Leave the pictures out. Return all other data exactly.

▸ **INFORMATION SHOWN**:
# # # # # # #

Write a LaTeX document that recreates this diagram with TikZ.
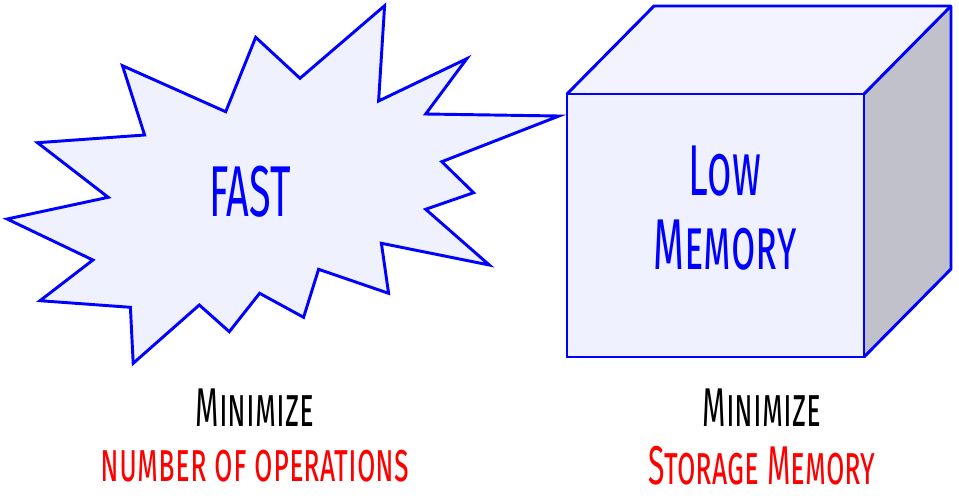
\documentclass[tikz,border=0pt]{standalone}
\usepackage{fontspec}
\usetikzlibrary{positioning}
\newfontfamily\handfont[FakeStretch=0.55]{Fira Sans}
\definecolor{burstblue}{RGB}{0,0,255}
\definecolor{burstfill}{RGB}{240,241,255}
\definecolor{cubetop}{RGB}{243,243,255}
\definecolor{cubeside}{RGB}{193,193,203}
\definecolor{labelred}{RGB}{255,0,0}
\tikzset{
  outline/.style={draw=burstblue,line width=2.2pt},
  bigtext/.style={text=burstblue,align=center,font=\handfont\fontsize{54}{56}\selectfont\scshape},
  captop/.style={text=black,font=\handfont\fontsize{41}{41}\selectfont\scshape},
  capbot/.style={text=labelred,font=\handfont\fontsize{41}{41}\selectfont\scshape}
}
\begin{document}
\begin{tikzpicture}[x=0.75pt,y=-0.75pt]
  \useasboundingbox (0,0) rectangle (959,500);
  % Starburst (fast)
  \draw[outline,fill=burstfill]
    (384.6,5.7) -- (378.6,101) -- (466.8,58.7) -- (425.7,114) -- (559,116)
    -- (441.8,161.7) -- (473.6,192.7) -- (425.7,209.3) -- (489.3,265)
    -- (381.4,243.3) -- (388.6,293.3) -- (318.6,269.3) -- (303.6,317.3)
    -- (259.6,293.3) -- (229.3,331.7) -- (199.3,305) -- (133.2,363.3)
    -- (130.4,307.3) -- (40,300.7) -- (92.9,260) -- (7.1,219)
    -- (108.2,197.3) -- (37.5,142.7) -- (144.6,135) -- (122.5,65.7)
    -- (225.7,111.7) -- (255.7,37.3) -- (300,78.3) -- cycle;
  \node[bigtext] (fast) at (250,192) {FAST};
  % Cube (memory)
  \coordinate (ftl) at (567,94);
  \coordinate (ftr) at (864,94);
  \coordinate (fbr) at (864,357);
  \coordinate (btl) at (654,6);
  \coordinate (btr) at (951,6);
  \coordinate (bbr) at (951,269);
  \fill[cubetop] (ftl) -- (btl) -- (btr) -- (ftr) -- cycle;
  \fill[cubeside] (ftr) -- (btr) -- (bbr) -- (fbr) -- cycle;
  \draw[outline,fill=burstfill] (ftl) rectangle (fbr);
  \draw[outline,line join=round] (ftl) -- (btl) -- (btr) -- (bbr) -- (fbr);
  \draw[outline] (ftr) -- (btr);
  \node[bigtext] (mem) at (725,208) {Low\\Memory};
  % Captions
  \node[captop] (minfast) at (255,408) {Minimize};
  \node[capbot] (ops) at (255,466) {number of operations};
  \node[captop] (minmem) at (762,408) {Minimize};
  \node[capbot] (store) at (762,466) {Storage Memory};
\end{tikzpicture}
\end{document}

# # # # # # #

▸ **SOLUTION FOR THIS PROBLEM**:
Write a LaTeX document that recreates this diagram with TikZ.
\documentclass[tikz,border=0pt]{standalone}
\usepackage{fontspec}
\usetikzlibrary{positioning}
\newfontfamily\handfont[FakeStretch=0.55]{Fira Sans}
\definecolor{burstblue}{RGB}{0,0,255}
\definecolor{burstfill}{RGB}{240,241,255}
\definecolor{cubetop}{RGB}{243,243,255}
\definecolor{cubeside}{RGB}{193,193,203}
\definecolor{labelred}{RGB}{255,0,0}
\tikzset{
  outline/.style={draw=burstblue,line width=2.2pt},
  bigtext/.style={text=burstblue,align=center,font=\handfont\fontsize{54}{56}\selectfont\scshape},
  captop/.style={text=black,font=\handfont\fontsize{41}{41}\selectfont\scshape},
  capbot/.style={text=labelred,font=\handfont\fontsize{41}{41}\selectfont\scshape}
}
\begin{document}
\begin{tikzpicture}[x=0.75pt,y=-0.75pt]
  \useasboundingbox (0,0) rectangle (959,500);
  % Starburst (fast)
  \draw[outline,fill=burstfill]
    (384.6,5.7) -- (378.6,101) -- (466.8,58.7) -- (425.7,114) -- (559,116)
    -- (441.8,161.7) -- (473.6,192.7) -- (425.7,209.3) -- (489.3,265)
    -- (381.4,243.3) -- (388.6,293.3) -- (318.6,269.3) -- (303.6,317.3)
    -- (259.6,293.3) -- (229.3,331.7) -- (199.3,305) -- (133.2,363.3)
    -- (130.4,307.3) -- (40,300.7) -- (92.9,260) -- (7.1,219)
    -- (108.2,197.3) -- (37.5,142.7) -- (144.6,135) -- (122.5,65.7)
    -- (225.7,111.7) -- (255.7,37.3) -- (300,78.3) -- cycle;
  \node[bigtext] (fast) at (250,192) {FAST};
  % Cube (memory)
  \coordinate (ftl) at (567,94);
  \coordinate (ftr) at (864,94);
  \coordinate (fbr) at (864,357);
  \coordinate (btl) at (654,6);
  \coordinate (btr) at (951,6);
  \coordinate (bbr) at (951,269);
  \fill[cubetop] (ftl) -- (btl) -- (btr) -- (ftr) -- cycle;
  \fill[cubeside] (ftr) -- (btr) -- (bbr) -- (fbr) -- cycle;
  \draw[outline,fill=burstfill] (ftl) rectangle (fbr);
  \draw[outline,line join=round] (ftl) -- (btl) -- (btr) -- (bbr) -- (fbr);
  \draw[outline] (ftr) -- (btr);
  \node[bigtext] (mem) at (725,208) {Low\\Memory};
  % Captions
  \node[captop] (minfast) at (255,408) {Minimize};
  \node[capbot] (ops) at (255,466) {number of operations};
  \node[captop] (minmem) at (762,408) {Minimize};
  \node[capbot] (store) at (762,466) {Storage Memory};
\end{tikzpicture}
\end{document}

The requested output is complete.